**Task prompt:** Skip every picture and transcribe the remaining material exactly.

-- Start of Data provided --

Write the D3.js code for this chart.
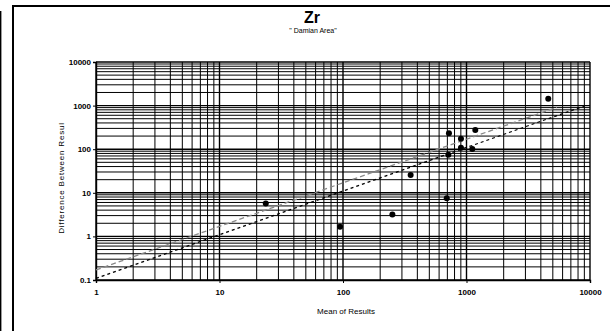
<!DOCTYPE html>
<html><head><meta charset="utf-8">
<script src="https://cdn.jsdelivr.net/npm/d3@7"></script>
<style>body{margin:0;background:#fff}svg{display:block}</style>
</head><body><svg id="c" width="610" height="331"></svg>
<script>
const meanValues = [23.7, 94.6, 251, 353, 692, 713, 721, 902, 902, 1114, 1178, 4592];
const diffValues = [5.7, 1.67, 3.2, 25.6, 7.5, 74.8, 232, 174, 108, 101, 275, 1439];
const xTickValues = [1, 10, 100, 1000, 10000];
const xTickLabels = ["1", "10", "100", "1000", "10000"];
const yTickValues = [0.1, 1, 10, 100, 1000, 10000];
const yTickLabels = ["0.1", "1", "10", "100", "1000", "10000"];
const blackLineX = [1, 9000];
const blackLineY = [0.109, 985];
const grayLineX = [1, 5400];
const grayLineY = [0.17, 915];
const titleText = "Zr";
const subtitleText = "\" Damian Area\"";
const xLabel = "Mean of Results";
const yLabel = "Difference Between Resul";

const svg = d3.select("#c");
const font = "Liberation Sans, Arial, sans-serif";
const x = d3.scaleLog().domain([1, 10000]).range([96, 590]);
const y = d3.scaleLog().domain([0.1, 10000]).range([280, 62]);

// frame
svg.append("line").attr("x1", 13).attr("y1", 6).attr("x2", 612).attr("y2", 6).attr("stroke", "#000").attr("stroke-width", 2);
svg.append("line").attr("x1", 13).attr("y1", 5).attr("x2", 13).attr("y2", 331).attr("stroke", "#000").attr("stroke-width", 2);
svg.append("line").attr("x1", 0.7).attr("y1", 11).attr("x2", 0.7).attr("y2", 331).attr("stroke", "#000").attr("stroke-width", 1.4);

// grid
const gridVals = (lo, hi) => { const a = []; for (let e = lo; e < hi; e++) for (let k = 1; k <= 9; k++) a.push(k * Math.pow(10, e)); a.push(Math.pow(10, hi)); return a; };
const isMajor = d => Math.abs(Math.log10(d) - Math.round(Math.log10(d))) < 1e-9;
const xg = gridVals(0, 4), yg = gridVals(-1, 4);
const g = svg.append("g");
g.selectAll(".vx").data(xg).join("line")
  .attr("x1", d => x(d)).attr("x2", d => x(d)).attr("y1", y(10000)).attr("y2", y(0.1))
  .attr("stroke", "#000").attr("stroke-width", d => isMajor(d) ? 1.4 : 1);
g.selectAll(".hy").data(yg).join("line")
  .attr("y1", d => y(d)).attr("y2", d => y(d)).attr("x1", x(1)).attr("x2", x(10000))
  .attr("stroke", "#000").attr("stroke-width", d => isMajor(d) ? 1.4 : 1);

// axes
const xAxis = d3.axisBottom(x).tickValues(xTickValues).tickFormat((d, i) => xTickLabels[i]).tickSize(3).tickPadding(6);
const yAxis = d3.axisLeft(y).tickValues(yTickValues).tickFormat((d, i) => yTickLabels[i]).tickSize(3).tickPadding(2);
const gx = svg.append("g").attr("transform", `translate(0,${y(0.1)})`).call(xAxis);
const gy = svg.append("g").attr("transform", `translate(${x(1)},0)`).call(yAxis);
[gx, gy].forEach(a => {
  a.select(".domain").attr("stroke", "#000").attr("stroke-width", 1.4);
  a.selectAll("text").attr("font-family", font).attr("font-size", 8).attr("font-weight", "bold").attr("fill", "#000");
});

// lines
const lineGen = d3.line().x(d => x(d[0])).y(d => y(d[1]));
svg.append("path").datum(grayLineX.map((v, i) => [v, grayLineY[i]])).attr("d", lineGen)
  .attr("fill", "none").attr("stroke", "#888").attr("stroke-width", 1.3).attr("stroke-dasharray", "5,3");
svg.append("path").datum(blackLineX.map((v, i) => [v, blackLineY[i]])).attr("d", lineGen)
  .attr("fill", "none").attr("stroke", "#000").attr("stroke-width", 1.3).attr("stroke-dasharray", "3,3");

// points
svg.selectAll(".pt").data(meanValues.map((v, i) => [v, diffValues[i]])).join("circle")
  .attr("cx", d => x(d[0])).attr("cy", d => y(d[1])).attr("r", 3).attr("fill", "#000");

// text
svg.append("text").attr("x", 312).attr("y", 23).attr("text-anchor", "middle").attr("font-family", font)
  .attr("font-size", 16).attr("font-weight", "bold").text(titleText);
svg.append("text").attr("x", 313).attr("y", 33).attr("text-anchor", "middle").attr("font-family", font)
  .attr("font-size", 7).text(subtitleText);
svg.append("text").attr("x", 346).attr("y", 314).attr("text-anchor", "middle").attr("font-family", font)
  .attr("font-size", 8).text(xLabel);
svg.append("text").attr("transform", "translate(64,178) rotate(-90)").attr("text-anchor", "middle").attr("font-family", font)
  .attr("font-size", 8).attr("letter-spacing", 0.8).text(yLabel);
</script></body></html>
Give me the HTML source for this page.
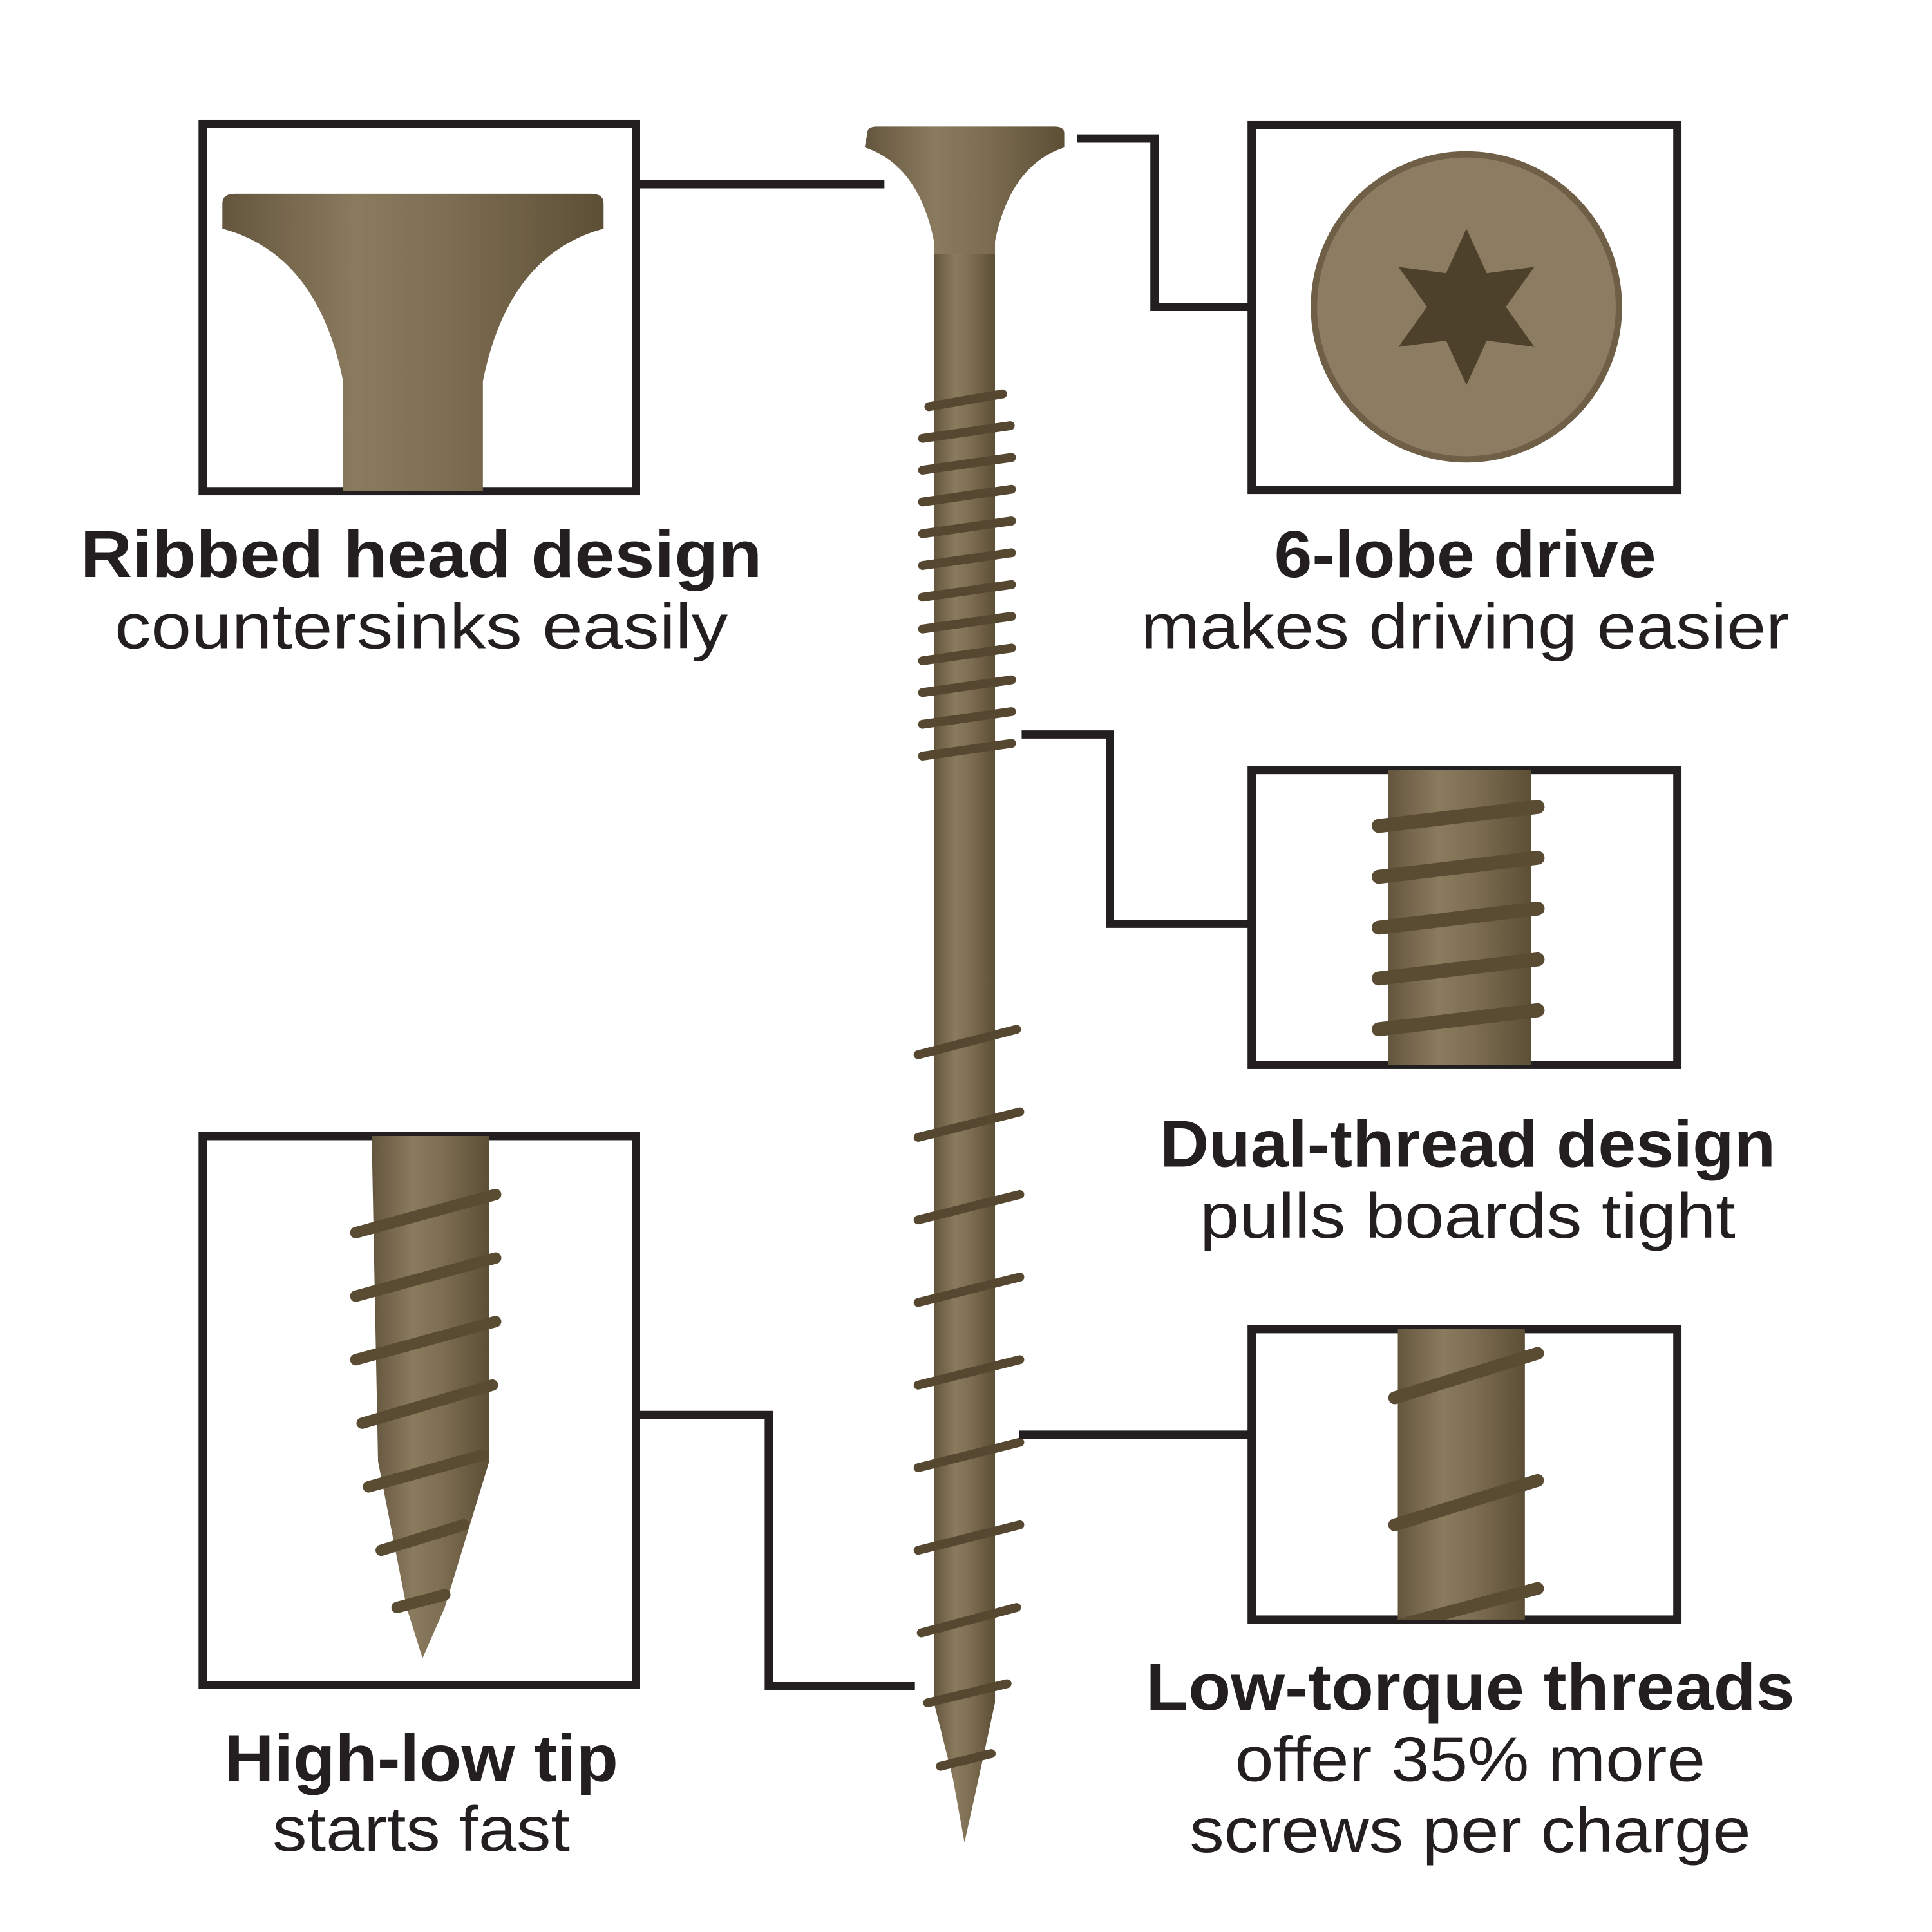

-- End of Data provided --

**Answer to the exercise:**
Write the D3.js code for this chart.
<!DOCTYPE html>
<html><head><meta charset="utf-8">
<script src="https://cdn.jsdelivr.net/npm/d3@7"></script>
<style>body{margin:0;background:#fff}svg{display:block}</style>
</head><body><svg id="c" width="610" height="331"></svg>
<script>
const meanValues = [23.7, 94.6, 251, 353, 692, 713, 721, 902, 902, 1114, 1178, 4592];
const diffValues = [5.7, 1.67, 3.2, 25.6, 7.5, 74.8, 232, 174, 108, 101, 275, 1439];
const xTickValues = [1, 10, 100, 1000, 10000];
const xTickLabels = ["1", "10", "100", "1000", "10000"];
const yTickValues = [0.1, 1, 10, 100, 1000, 10000];
const yTickLabels = ["0.1", "1", "10", "100", "1000", "10000"];
const blackLineX = [1, 9000];
const blackLineY = [0.109, 985];
const grayLineX = [1, 5400];
const grayLineY = [0.17, 915];
const titleText = "Zr";
const subtitleText = "\" Damian Area\"";
const xLabel = "Mean of Results";
const yLabel = "Difference Between Resul";

const svg = d3.select("#c");
const font = "Liberation Sans, Arial, sans-serif";
const x = d3.scaleLog().domain([1, 10000]).range([96, 590]);
const y = d3.scaleLog().domain([0.1, 10000]).range([280, 62]);

// frame
svg.append("line").attr("x1", 13).attr("y1", 6).attr("x2", 612).attr("y2", 6).attr("stroke", "#000").attr("stroke-width", 2);
svg.append("line").attr("x1", 13).attr("y1", 5).attr("x2", 13).attr("y2", 331).attr("stroke", "#000").attr("stroke-width", 2);
svg.append("line").attr("x1", 0.7).attr("y1", 11).attr("x2", 0.7).attr("y2", 331).attr("stroke", "#000").attr("stroke-width", 1.4);

// grid
const gridVals = (lo, hi) => { const a = []; for (let e = lo; e < hi; e++) for (let k = 1; k <= 9; k++) a.push(k * Math.pow(10, e)); a.push(Math.pow(10, hi)); return a; };
const isMajor = d => Math.abs(Math.log10(d) - Math.round(Math.log10(d))) < 1e-9;
const xg = gridVals(0, 4), yg = gridVals(-1, 4);
const g = svg.append("g");
g.selectAll(".vx").data(xg).join("line")
  .attr("x1", d => x(d)).attr("x2", d => x(d)).attr("y1", y(10000)).attr("y2", y(0.1))
  .attr("stroke", "#000").attr("stroke-width", d => isMajor(d) ? 1.4 : 1);
g.selectAll(".hy").data(yg).join("line")
  .attr("y1", d => y(d)).attr("y2", d => y(d)).attr("x1", x(1)).attr("x2", x(10000))
  .attr("stroke", "#000").attr("stroke-width", d => isMajor(d) ? 1.4 : 1);

// axes
const xAxis = d3.axisBottom(x).tickValues(xTickValues).tickFormat((d, i) => xTickLabels[i]).tickSize(3).tickPadding(6);
const yAxis = d3.axisLeft(y).tickValues(yTickValues).tickFormat((d, i) => yTickLabels[i]).tickSize(3).tickPadding(2);
const gx = svg.append("g").attr("transform", `translate(0,${y(0.1)})`).call(xAxis);
const gy = svg.append("g").attr("transform", `translate(${x(1)},0)`).call(yAxis);
[gx, gy].forEach(a => {
  a.select(".domain").attr("stroke", "#000").attr("stroke-width", 1.4);
  a.selectAll("text").attr("font-family", font).attr("font-size", 8).attr("font-weight", "bold").attr("fill", "#000");
});

// lines
const lineGen = d3.line().x(d => x(d[0])).y(d => y(d[1]));
svg.append("path").datum(grayLineX.map((v, i) => [v, grayLineY[i]])).attr("d", lineGen)
  .attr("fill", "none").attr("stroke", "#888").attr("stroke-width", 1.3).attr("stroke-dasharray", "5,3");
svg.append("path").datum(blackLineX.map((v, i) => [v, blackLineY[i]])).attr("d", lineGen)
  .attr("fill", "none").attr("stroke", "#000").attr("stroke-width", 1.3).attr("stroke-dasharray", "3,3");

// points
svg.selectAll(".pt").data(meanValues.map((v, i) => [v, diffValues[i]])).join("circle")
  .attr("cx", d => x(d[0])).attr("cy", d => y(d[1])).attr("r", 3).attr("fill", "#000");

// text
svg.append("text").attr("x", 312).attr("y", 23).attr("text-anchor", "middle").attr("font-family", font)
  .attr("font-size", 16).attr("font-weight", "bold").text(titleText);
svg.append("text").attr("x", 313).attr("y", 33).attr("text-anchor", "middle").attr("font-family", font)
  .attr("font-size", 7).text(subtitleText);
svg.append("text").attr("x", 346).attr("y", 314).attr("text-anchor", "middle").attr("font-family", font)
  .attr("font-size", 8).text(xLabel);
svg.append("text").attr("transform", "translate(64,178) rotate(-90)").attr("text-anchor", "middle").attr("font-family", font)
  .attr("font-size", 8).attr("letter-spacing", 0.8).text(yLabel);
</script></body></html>
Give me the HTML source for this page.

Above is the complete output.